Kerr makes some great points. Dan Gilbert wasn’t complaining about anything when he had LeBron. And people seem to forget that he actually re-signed LeBron once in that time. So it’s not like LeBron bolted the first chance he got. But from the moment LeBron bolted, Dan Gilbert has been front-and-center trying to be the face of small-market owners screwed over as large markets destroy the league.
I suppose now would be a good time for an aside to point out that the Cleveland television market ranks 18th in the United States with 1,526,200 TV homes in 2011, while Miami ranked 16th with 1,580,580 TV homes (source). So while LeBron did, technically, leave for a larger market, he didn’t really. I’m sorry for throwing out all those numbers, but the myth that Miami is some giant TV market has arisen because it now has three stars and they’re on every national broadcast. Cleveland and Miami are equal in market size. EQUAL. So let’s not lump the LeBron move in this “big markets fleecing small market” mess. LeBron jumped from a mid-market team to a mid-market team.

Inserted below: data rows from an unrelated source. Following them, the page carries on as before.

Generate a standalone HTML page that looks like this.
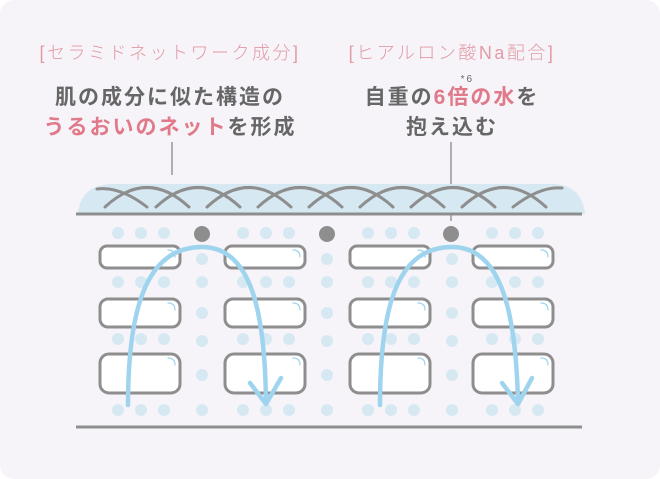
<!DOCTYPE html>
<html><head><meta charset="utf-8"><style>
body{margin:0;background:#fff}
.c{position:relative;width:660px;height:479px;background:#f6f4f8;border-radius:14px;overflow:hidden;font-family:"Liberation Sans","Noto Sans CJK JP",sans-serif}
.t{position:absolute;text-align:center;white-space:nowrap}
.h{color:#e29aa4;font-size:18px;letter-spacing:2.5px;font-weight:300}
.b{color:#666;font-size:21px;font-weight:bold;letter-spacing:2px}
.p{color:#e07a8a}
sup{font-size:10px;font-weight:normal;position:absolute;top:-12px;left:96px;color:#666}
</style></head><body><div class="c">
<div class="t h" style="left:20px;width:300px;top:39px">[セラミドネットワーク成分]</div>
<div class="t h" style="left:312px;width:280px;top:39px">[ヒアルロン酸Na配合]</div>
<div class="t b" style="left:20px;width:300px;top:81px">肌の成分に似た構造の</div>
<div class="t b" style="left:20px;width:300px;top:111px"><span class="p">うるおいのネット</span>を形成</div>
<div class="t b" style="left:322px;width:260px;top:81px"><span style="position:relative">自重の<span class="p">6倍<sup>*6</sup>の水</span>を</span></div>
<div class="t b" style="left:322px;width:260px;top:111px">抱え込む</div>
<svg width="660" height="479" style="position:absolute;left:0;top:0">
<line x1="172" y1="142" x2="172" y2="175" stroke="#666" stroke-width="1"/>
<line x1="451" y1="142" x2="451" y2="221" stroke="#666" stroke-width="1"/>
<path d="M78 214 Q80 186 110 184 L555 184 Q582 186 585 214 Z" fill="#d6e9f3"/>
<g fill="none" stroke="#8e8e8e" stroke-width="3" stroke-linecap="round">
<path d="M97 189 Q120 186 147 207"/>
<path d="M105 207 Q147 168 189 207"/>
<path d="M156 207 Q198 168 240 207"/>
<path d="M207 207 Q249 168 291 207"/>
<path d="M258 207 Q300 168 342 207"/>
<path d="M309 207 Q351 168 393 207"/>
<path d="M360 207 Q402 168 444 207"/>
<path d="M411 207 Q453 168 495 207"/>
<path d="M462 207 Q504 168 546 207"/>
<path d="M513 207 Q540 186 562 188"/>
</g>
<line x1="76" y1="214" x2="582" y2="214" stroke="#8e8e8e" stroke-width="3"/>
<line x1="76" y1="427" x2="582" y2="427" stroke="#8e8e8e" stroke-width="3"/>
<g fill="#d6e9f3">
<g id="cd">
<circle cx="118" cy="233" r="6"/><circle cx="141" cy="233" r="6"/><circle cx="164" cy="233" r="6"/>
<circle cx="118" cy="282" r="6"/><circle cx="141" cy="282" r="6"/><circle cx="164" cy="282" r="6"/>
<circle cx="118" cy="339" r="6"/><circle cx="141" cy="339" r="6"/><circle cx="164" cy="339" r="6"/>
<circle cx="118" cy="410" r="6"/><circle cx="141" cy="410" r="6"/><circle cx="164" cy="410" r="6"/>
</g>
<use href="#cd" x="125"/><use href="#cd" x="250"/><use href="#cd" x="374"/>
<g id="md"><circle cx="202" cy="259" r="6"/><circle cx="202" cy="282" r="6"/><circle cx="202" cy="313" r="6"/><circle cx="202" cy="341" r="6"/><circle cx="202" cy="375" r="6"/><circle cx="202" cy="410" r="6"/></g>
<use href="#md" x="125"/><use href="#md" x="250"/>
</g>
<g fill="#8e8e8e"><circle cx="202" cy="234" r="8"/><circle cx="327" cy="234" r="8"/><circle cx="451" cy="234" r="8"/></g>
<g id="bx">
<g fill="#fff" stroke="#8e8e8e" stroke-width="3">
<rect x="100" y="246" width="80" height="22" rx="7"/>
<rect x="100" y="299" width="80" height="28" rx="8"/>
<rect x="100" y="354" width="80" height="39" rx="9"/>
</g>
<g fill="none" stroke="#9fd4ef" stroke-width="1.2" stroke-linecap="round">
<path d="M168 250 Q175 250 175 257"/>
<path d="M168 303 Q175 303 175 310"/>
<path d="M168 358 Q175 358 175 365"/>
</g>
</g>
<use href="#bx" x="125"/><use href="#bx" x="250"/><use href="#bx" x="373"/>
<g fill="none" stroke="#9fd4ef" stroke-width="4.5" stroke-linecap="round" stroke-linejoin="round">
<path d="M128 405 C128 300 150 247 202 247 C254 247 265 320 266 402"/>
<path d="M250 383 L266 404 L281 378"/>
<path d="M380 405 C380 300 400 247 452 247 C504 247 516 320 518 402"/>
<path d="M502 383 L518 404 L532 378"/>
</g>
</svg>
</div></body></html>
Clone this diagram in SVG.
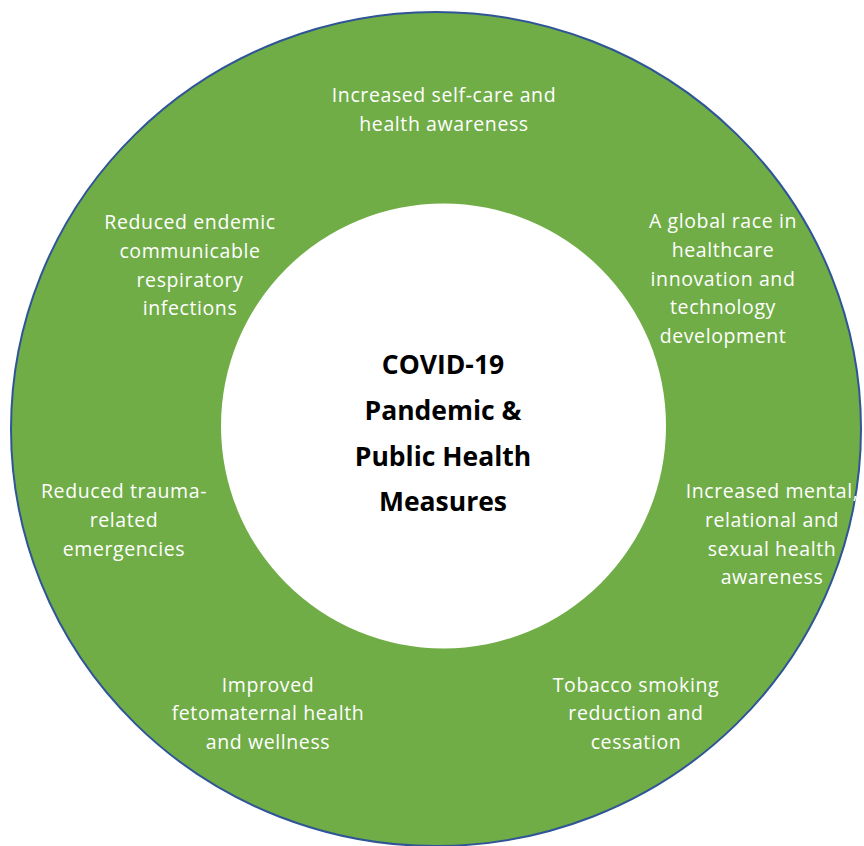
<svg xmlns="http://www.w3.org/2000/svg" width="864" height="846" viewBox="0 0 864 846">
<style>
.lbl{font-family:"Open Sans","Liberation Sans",sans-serif;font-size:19.5px;letter-spacing:0.6px;fill:#ffffff;text-anchor:middle}
.ctr{font-family:"Open Sans","Liberation Sans",sans-serif;font-size:26.5px;font-weight:bold;fill:#000000;text-anchor:middle}
</style>
<rect width="864" height="846" fill="#ffffff"/>
<g id="ring">
<ellipse cx="436" cy="429" rx="425" ry="417" fill="#70AD47" stroke="#2F5597" stroke-width="2"/>
</g>
<g id="center">
<circle cx="443.5" cy="426" r="222.5" fill="#ffffff"/>
<text class="ctr" x="443" y="374">COVID-19</text>
<text class="ctr" x="443" y="420">Pandemic &amp;</text>
<text class="ctr" x="443" y="466">Public Health</text>
<text class="ctr" x="443" y="511">Measures</text>
</g>
<g id="connectors"></g>
<g id="n1"><text class="lbl" x="444" y="102">Increased self-care and</text><text class="lbl" x="444" y="131">health awareness</text></g>
<g id="n2"><text class="lbl" x="190" y="229">Reduced endemic</text><text class="lbl" x="190" y="258">communicable</text><text class="lbl" x="190" y="287">respiratory</text><text class="lbl" x="190" y="315">infections</text></g>
<g id="n3"><text class="lbl" x="723" y="228">A global race in</text><text class="lbl" x="723" y="257">healthcare</text><text class="lbl" x="723" y="286">innovation and</text><text class="lbl" x="723" y="314">technology</text><text class="lbl" x="723" y="343">development</text></g>
<g id="n4"><text class="lbl" x="124" y="498">Reduced trauma-</text><text class="lbl" x="124" y="527">related</text><text class="lbl" x="124" y="556">emergencies</text></g>
<g id="n5"><text class="lbl" x="772" y="498">Increased mental,</text><text class="lbl" x="772" y="527">relational and</text><text class="lbl" x="772" y="556">sexual health</text><text class="lbl" x="772" y="584">awareness</text></g>
<g id="n6"><text class="lbl" x="268" y="692">Improved</text><text class="lbl" x="268" y="720">fetomaternal health</text><text class="lbl" x="268" y="749">and wellness</text></g>
<g id="n7"><text class="lbl" x="636" y="692">Tobacco smoking</text><text class="lbl" x="636" y="720">reduction and</text><text class="lbl" x="636" y="749">cessation</text></g>
</svg>
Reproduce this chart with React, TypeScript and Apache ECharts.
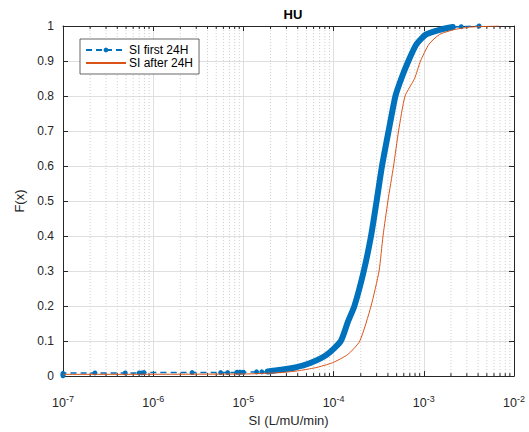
import { useEffect, useRef } from "react";
import * as echarts from "echarts";

// ---- Data ----
const seriesFirstName = "SI first 24H";
const seriesAfterName = "SI after 24H";

// ECDF of SI, first 24 hours (x in L/mU/min, y = F(x))
const firstX = [
  1e-7, 1e-7, 1e-7, 2.26e-7, 4.9e-7, 7.0e-7, 7.5e-7, 7.9e-7, 2.7e-6, 5.6e-6,
  6.7e-6, 8.5e-6, 9.2e-6, 1.0e-5, 1.4e-5, 1.6e-5, 1.86e-5, 2.4e-5, 3.65e-5,
  5.6e-5, 8.5e-5, 1.2e-4, 1.44e-4, 1.7e-4, 2.16e-4, 2.6e-4, 3.0e-4, 3.44e-4,
  4.07e-4, 4.85e-4, 5.6e-4, 6.75e-4, 8.3e-4, 1.06e-3, 1.55e-3, 2.1e-3, 2.6e-3,
  4.1e-3,
];
const firstY = [
  0.001, 0.004, 0.008, 0.009, 0.009, 0.009, 0.009, 0.01, 0.01, 0.01, 0.01,
  0.011, 0.011, 0.011, 0.012, 0.012, 0.013, 0.017, 0.024, 0.038, 0.062, 0.1,
  0.155, 0.2, 0.3, 0.4, 0.5, 0.6, 0.7, 0.8, 0.848, 0.9, 0.948, 0.976, 0.99,
  0.997, 0.998, 1.0,
];
// the part of the first series that is so dense its markers merge into a band
const bandFromX = 1.86e-5;
const bandToX = 2.1e-3;

// ECDF of SI, after 24 hours
const afterX = [
  1e-7, 1e-5, 2.6e-5, 4.0e-5, 6.3e-5, 9.7e-5, 1.44e-4, 1.95e-4, 2.6e-4,
  3.19e-4, 3.53e-4, 4.0e-4, 4.62e-4, 5.25e-4, 6.2e-4, 7.9e-4, 9.2e-4, 1.14e-3,
  1.5e-3, 2.2e-3, 3.3e-3, 6.8e-3,
];
const afterY = [
  0.005, 0.006, 0.01, 0.015, 0.024, 0.038, 0.062, 0.1, 0.2, 0.3, 0.4, 0.5,
  0.6, 0.7, 0.8, 0.85, 0.9, 0.948, 0.976, 0.99, 0.997, 1.0,
];

// axes
const xMin = 1e-7;
const xMax = 1e-2;
const yMin = 0;
const yMax = 1;
const yStep = 0.1;
const minorMultipliers = [2, 3, 4, 5, 6, 7, 8, 9];
const minorDecades = [-7, -6, -5, -4, -3];

const FONT = "'Liberation Sans', Arial, Helvetica, sans-serif";
const AXIS = "#262626";
const BLUE = "#0072BD";
const ORANGE = "#D95319";
const SMOOTH = 0.2;

export default function App() {
  const ref = useRef<HTMLDivElement>(null);

  useEffect(() => {
    if (!ref.current) return;
    const chart = echarts.init(ref.current, undefined, { renderer: "svg" });

    const firstData = firstX.map((x, i) => [x, firstY[i]]);
    const bandData = firstData.filter((p) => p[0] >= bandFromX && p[0] <= bandToX);
    const afterData = afterX.map((x, i) => [x, afterY[i]]);
    const minorData: number[][] = [];
    minorDecades.forEach((d) =>
      minorMultipliers.forEach((m) => minorData.push([m * Math.pow(10, d), 0]))
    );

    const axisLine = { show: true, onZero: false, lineStyle: { color: AXIS, width: 1 } };
    const tick = { show: true, inside: true, length: 5, lineStyle: { color: AXIS, width: 1 } };

    const option: any = {
      animation: false,
      backgroundColor: "#ffffff",
      title: {
        text: "HU",
        left: 288,
        top: 3,
        textAlign: "center",
        textStyle: { fontFamily: FONT, fontSize: 13, fontWeight: "bold", color: "#000" },
      },
      legend: {
        data: [
          { name: seriesFirstName },
          { name: seriesAfterName, itemStyle: { opacity: 0 } },
        ],
        orient: "vertical",
        left: 80,
        top: 39,
        itemWidth: 40,
        itemHeight: 6,
        itemGap: 1,
        backgroundColor: "#ffffff",
        borderColor: AXIS,
        borderWidth: 0.7,
        borderRadius: 0,
        padding: [5, 6, 5, 5],
        textStyle: { fontFamily: FONT, fontSize: 12, color: "#000", padding: [0, 0, 0, -2] },
      },
      grid: { left: 63, right: 15, top: 26, bottom: 51 },
      xAxis: [
        {
          type: "log",
          logBase: 10,
          min: xMin,
          max: xMax,
          name: "SI (L/mU/min)",
          nameLocation: "middle",
          nameGap: 35,
          nameTextStyle: { fontFamily: FONT, fontSize: 13, color: AXIS },
          axisLine,
          axisTick: tick,
          axisLabel: {
            margin: 18,
            color: AXIS,
            formatter: (v: number) => `{b|10}{s|${Math.round(Math.log10(v))}}`,
            rich: {
              b: { fontFamily: FONT, fontSize: 12.5, color: AXIS, verticalAlign: "bottom" },
              s: {
                fontFamily: FONT,
                fontSize: 9,
                color: AXIS,
                verticalAlign: "bottom",
                padding: [0, 0, 6, 0],
              },
            },
          },
          splitLine: { show: true, lineStyle: { color: "#dfdfdf", width: 1 } },
        },
        {
          type: "log",
          logBase: 10,
          position: "top",
          min: xMin,
          max: xMax,
          axisLine,
          axisTick: tick,
          axisLabel: { show: false },
          splitLine: { show: false },
        },
      ],
      yAxis: [
        {
          type: "value",
          min: yMin,
          max: yMax,
          interval: yStep,
          name: "F(x)",
          nameLocation: "middle",
          nameGap: 32,
          nameRotate: 90,
          nameTextStyle: { fontFamily: FONT, fontSize: 13, color: AXIS },
          axisLine,
          axisTick: tick,
          axisLabel: { margin: 9, fontFamily: FONT, fontSize: 12, color: AXIS },
          splitLine: { show: true, lineStyle: { color: "#dfdfdf", width: 1 } },
        },
        {
          type: "value",
          position: "right",
          min: yMin,
          max: yMax,
          interval: yStep,
          axisLine,
          axisTick: tick,
          axisLabel: { show: false },
          splitLine: { show: false },
        },
      ],
      series: [
        {
          type: "custom",
          name: "minor",
          silent: true,
          z: 1,
          xAxisIndex: 0,
          yAxisIndex: 0,
          data: minorData,
          renderItem: (_p: any, api: any) => {
            const v = api.value(0);
            const b = api.coord([v, yMin]);
            const t = api.coord([v, yMax]);
            return {
              type: "group",
              children: [
                {
                  type: "line",
                  shape: { x1: b[0], y1: b[1], x2: t[0], y2: t[1] },
                  style: { stroke: "#cccccc", lineWidth: 1, lineDash: [1, 2] },
                },
                {
                  type: "line",
                  shape: { x1: b[0], y1: b[1], x2: b[0], y2: b[1] - 3 },
                  style: { stroke: AXIS, lineWidth: 1 },
                },
                {
                  type: "line",
                  shape: { x1: t[0], y1: t[1], x2: t[0], y2: t[1] + 3 },
                  style: { stroke: AXIS, lineWidth: 1 },
                },
              ],
            };
          },
        },
        {
          type: "line",
          name: "band",
          data: bandData,
          showSymbol: false,
          symbol: "none",
          smooth: SMOOTH,
          lineStyle: { color: BLUE, width: 6, cap: "round", join: "round" },
          itemStyle: { color: BLUE },
          silent: true,
          z: 3,
        },
        {
          type: "line",
          name: seriesFirstName,
          data: firstData,
          symbol: "circle",
          symbolSize: 5,
          showAllSymbol: true,
          smooth: SMOOTH,
          lineStyle: { color: BLUE, width: 1.5, type: [6, 4] },
          itemStyle: { color: BLUE },
          z: 4,
        },
        {
          type: "line",
          name: seriesAfterName,
          data: afterData,
          symbol: "none",
          smooth: SMOOTH,
          lineStyle: { color: ORANGE, width: 1, join: "round" },
          itemStyle: { color: ORANGE },
          z: 5,
        },
      ],
    };

    chart.setOption(option);
    return () => chart.dispose();
  }, []);

  return (
    <div
      ref={ref}
      style={{ position: "absolute", left: 0, top: 0, width: 529, height: 432, background: "#fff" }}
    />
  );
}
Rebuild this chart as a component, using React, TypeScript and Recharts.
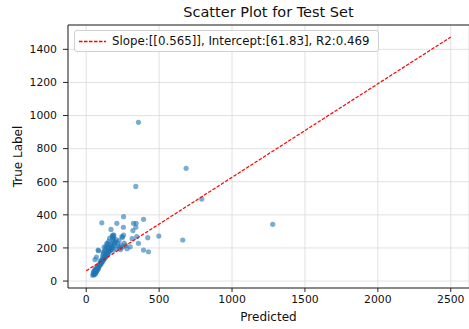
import React from "react";
import { ScatterChart, Scatter, XAxis, YAxis, CartesianGrid, ReferenceLine, Label } from "recharts";

// predicted vs true values
const predicted = [
  45, 50, 48, 55, 52, 58, 60, 62, 65, 55, 68, 70, 72, 60, 75, 78, 80, 66, 82, 85,
  88, 90, 76, 92, 95, 98, 100, 103, 96, 105, 108, 110, 112, 115, 118, 120, 122, 125, 128, 130,
  133, 135, 138, 140, 143, 145, 148, 150, 152, 155, 158, 160, 163, 165, 168, 170, 175, 178, 180, 185,
  190, 82, 116, 107, 178, 190, 244, 256, 187, 180, 84, 60, 70, 215, 225, 230, 240, 200, 205, 195,
  210, 220, 235, 250, 260, 270, 280, 190, 185, 175, 165, 155, 150, 140, 135, 130, 125, 145, 118, 112,
  142, 123, 170, 183, 249, 315, 347, 358, 422, 301, 393, 427, 255, 320, 340, 210, 256, 324, 342, 393,
  107, 160, 498, 662, 358, 685, 792, 340, 1279,
];
const trueLabel = [
  35, 40, 48, 38, 55, 45, 50, 42, 58, 62, 52, 65, 60, 70, 72, 68, 80, 75, 85, 78,
  90, 95, 88, 100, 105, 98, 110, 115, 120, 108, 120, 128, 118, 132, 125, 140, 135, 145, 150, 140,
  155, 160, 150, 165, 170, 158, 175, 180, 168, 185, 178, 190, 195, 185, 200, 192, 205, 198, 210, 188,
  215, 187, 175, 127, 272, 278, 268, 278, 265, 264, 183, 130, 145, 230, 245, 200, 215, 235, 250, 225,
  195, 210, 190, 205, 230, 215, 195, 240, 250, 230, 220, 240, 205, 200, 210, 190, 180, 225, 165, 150,
  228, 205, 312, 278, 264, 256, 268, 228, 262, 207, 187, 177, 325, 305, 325, 349, 389, 349, 349, 373,
  352, 258, 272, 248, 959, 681, 495, 572, 343,
];

const fitX = [0, 2500];
const fitY = [61.83, 1474.33];

const xTicks = [0, 500, 1000, 1500, 2000, 2500];
const yTicks = [0, 200, 400, 600, 800, 1000, 1200, 1400];

const points = predicted.map((x, i) => ({ x, y: trueLabel[i] }));
const fitLine = fitX.map((x, i) => ({ x, y: fitY[i] }));

const FONT = "'DejaVu Sans', sans-serif";
const tickStyle = { fontSize: 10.8, fill: "#111", fontFamily: FONT };

export default function App() {
  return (
    <div style={{ position: "absolute", left: 0, top: 0, width: 469, height: 329, background: "#fff", fontFamily: FONT }}>
      <div style={{ position: "absolute", left: 68, top: 3, width: 401, textAlign: "center", fontSize: 14.5, lineHeight: "18px", color: "#111" }}>
        Scatter Plot for Test Set
      </div>
      <ScatterChart width={469} height={329} margin={{ top: 25, right: 0, bottom: 0, left: 0 }}>
        <CartesianGrid stroke="#d9d9d9" strokeWidth={0.8} />
        <XAxis
          type="number"
          dataKey="x"
          domain={[-125, 2625]}
          ticks={xTicks}
          height={41}
          tickSize={4}
          tickMargin={3}
          stroke="#222"
          tick={tickStyle}
          allowDataOverflow
        >
          <Label
            content={({ viewBox }: any) => (
              <text x={viewBox.x + viewBox.width / 2} y={321} textAnchor="middle" fontSize={12} fontFamily={FONT} fill="#111">
                Predicted
              </text>
            )}
          />
        </XAxis>
        <YAxis
          type="number"
          dataKey="y"
          domain={[-42, 1547]}
          ticks={yTicks}
          width={68}
          tickSize={5}
          tickMargin={6}
          stroke="#222"
          tick={tickStyle}
          allowDataOverflow
        >
          <Label
            content={({ viewBox }: any) => {
              const cy = viewBox.y + viewBox.height / 2;
              return (
                <text x={22} y={cy} transform={`rotate(-90 22 ${cy})`} textAnchor="middle" fontSize={12} fontFamily={FONT} fill="#111">
                  True Label
                </text>
              );
            }}
          />
        </YAxis>
        <ReferenceLine y={1547} stroke="#222" strokeWidth={1} />
        <Scatter
          data={points}
          isAnimationActive={false}
          shape={(p: any) => <circle cx={p.cx} cy={p.cy} r={2.6} fill="#1f77b4" fillOpacity={0.6} />}
        />
        <Scatter
          data={fitLine}
          isAnimationActive={false}
          line={{ stroke: "#ff0000", strokeWidth: 1.2, strokeDasharray: "3.5 1.5" }}
          shape={() => <g />}
        />
      </ScatterChart>
      <div
        style={{
          position: "absolute",
          left: 74,
          top: 30,
          width: 303,
          height: 20,
          border: "1px solid #d0d0d0",
          borderRadius: 3,
          background: "rgba(255,255,255,0.85)",
          display: "flex",
          alignItems: "center",
          fontSize: 11.8,
          color: "#111",
        }}
      >
        <svg width={37} height={20} style={{ flex: "none" }}>
          <line x1={4} y1={10.5} x2={31} y2={10.5} stroke="#ff0000" strokeWidth={1.4} strokeDasharray="3.5 1.5" />
        </svg>
        <span style={{ whiteSpace: "nowrap" }}>Slope:[[0.565]], Intercept:[61.83], R2:0.469</span>
      </div>
    </div>
  );
}
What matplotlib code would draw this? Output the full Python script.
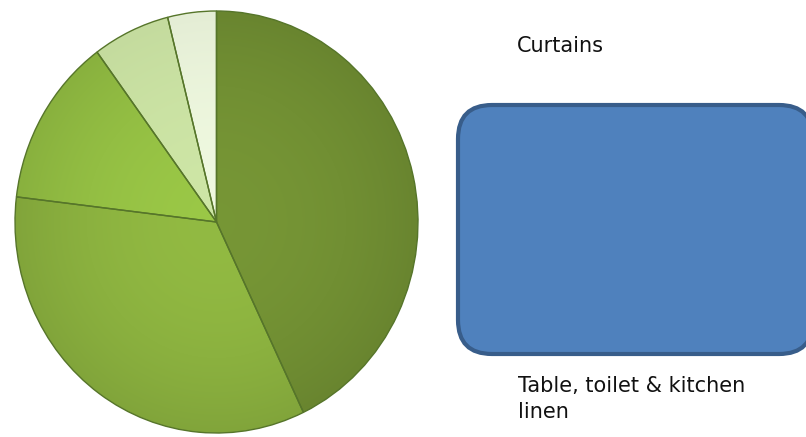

So I agree with Steve Kerr. Dan Gilbert needs to stop complaining about parity because he allowed an atmosphere that hastened LeBron’s exit. The Hornets mess? The owners shouldn’t get to vote on that either, because even though they each own 1/29th of the team, they all own their own teams too, so there’s a conflict of interest. The NBA gave control of the franchise to Dell Demps and it was overseen by Jac Sperling. They gave him full authority to make deals and Sperling was there to make sure it was all above board.
Kerr has a right to sound pissed off because as much as people are interested in basketball again, they think David Stern is a joke. And Gilbert is an even bigger joke. Unfortunately for all of us, these jokes aren’t funny.